Entering "anzo help" lists the various anzo commands, and entering a command name after "help" like this tells you about that command:

anzo help query

Before you issue your first successful command, you also need to make sure that the server recognizes you as a legitimate user. I used peter as a username and 123 as a password, because I found these in the configuration\anzo.ldif file. Open Anzo offers options to point the client to a username and password pair stored in a configuration file, which is why Lee didn't need to include them on the command line in his video, but I just added them to each anzo command with the -w and -u switches. The following two commands each loaded a file of RDF data into the named graph identified by the -g option:

anzo import -w 123 -u peter -g \bob\dev\xml\rdf\fakeAddrBookPt1.rdf
anzo import -w 123 -u peter -g \bob\dev\xml\rdf\fakeAddrBookPt2.rdf

The following query then asked for a list of all the predicates used by triples in the graph:

anzo query -u peter -w 123  "SELECT DISTINCT ?p FROM <> WHERE {?s ?p ?o}"

The next query doesn't mention a specific graph, but it does include the -a switch, which tells Open Anzo to query against a merge of all the named graphs in the repository:

anzo query -u sysadmin -w 123 -a "SELECT DISTINCT ?p WHERE {?s ?p ?o}"

Both queries worked just fine. As I mentioned in an update to last week's post, I also managed to query a set of graphs at once in Open Anzo based on metadata associated with the graph.
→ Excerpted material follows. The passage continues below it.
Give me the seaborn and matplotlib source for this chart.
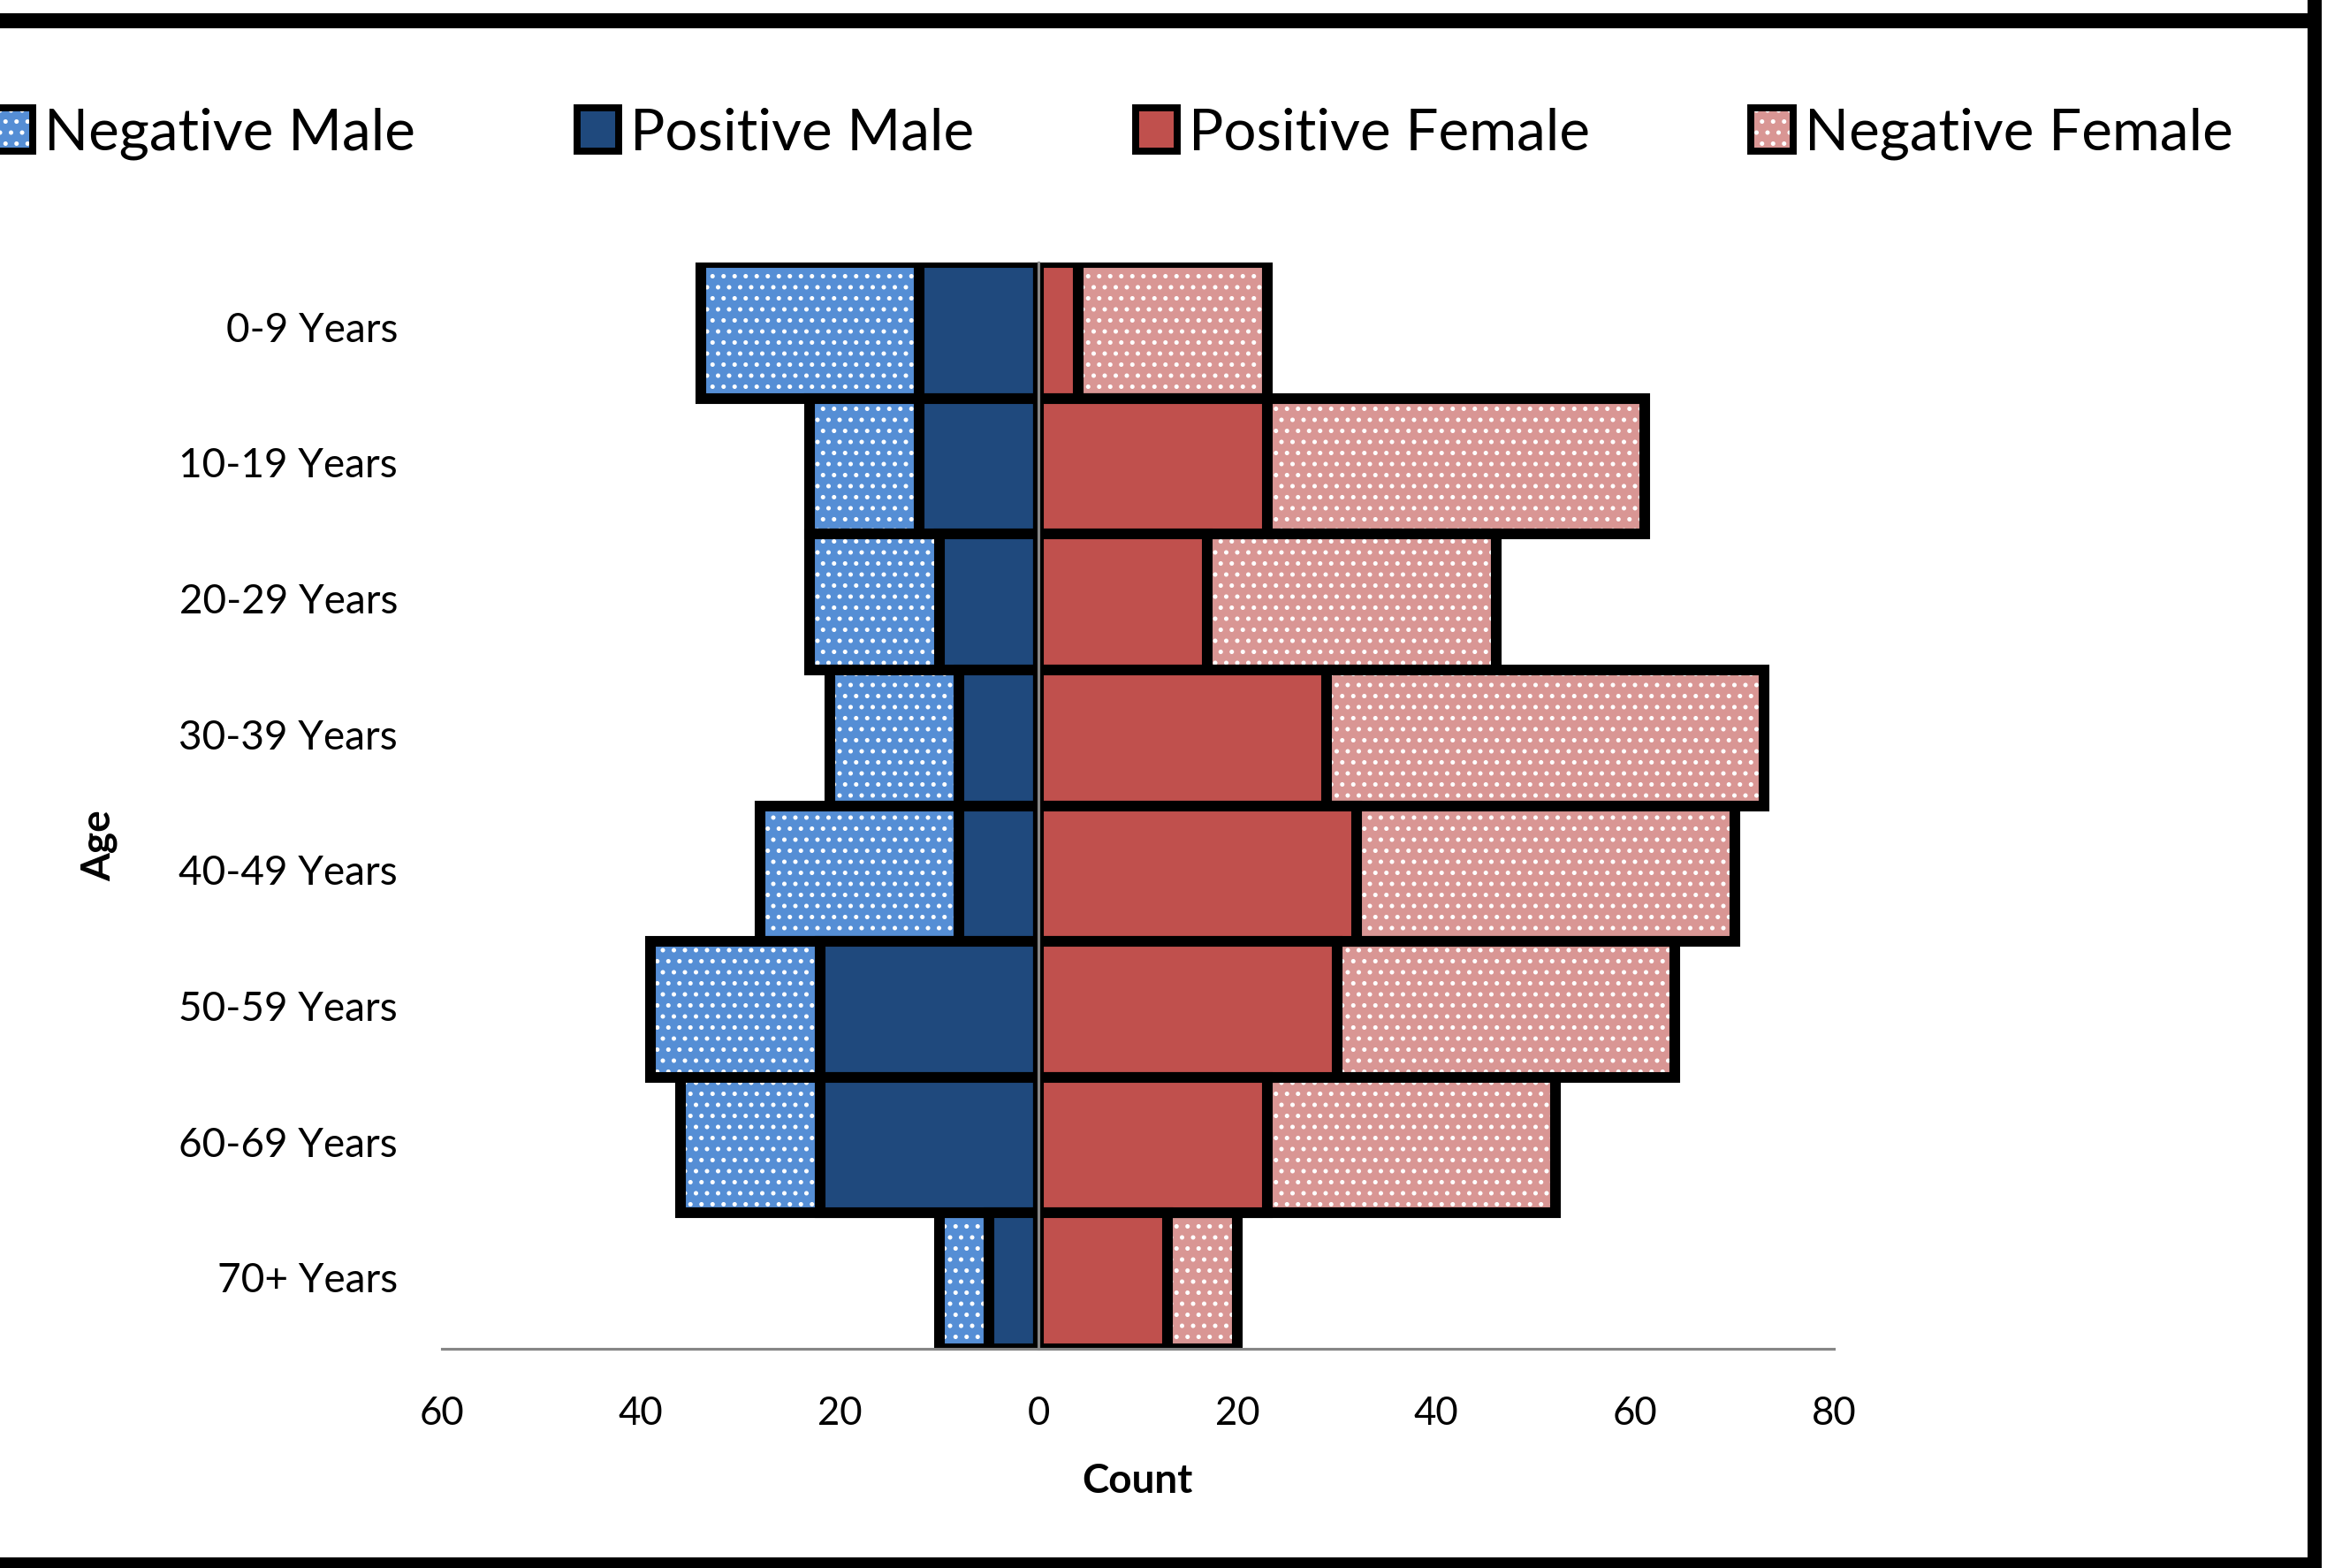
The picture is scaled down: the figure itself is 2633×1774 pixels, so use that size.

As I understand it, Open Anzo once included a RESTful SPARQL endpoint to provide an HTTP interface, and although some more recent builds didn't include this, it's being put back in. I couldn't get it to work in a few tests with curl, but I'm going to keep trying with future builds.

As with Virtuoso, Open Anzo has an impressive list of features beyond the simple ability to load and query triples that I've demonstrated here. I love the command line interface, and Lee's video quickly demonstrates a lot of cool things you can do with it. I look forward to playing more with Open Anzo.



are you sure Open Anzo works with a file-based triple store? As far as the documentation reads, without an underlying RDBMS an in-memory store is used, which means your triples will be gone once the server is shut down.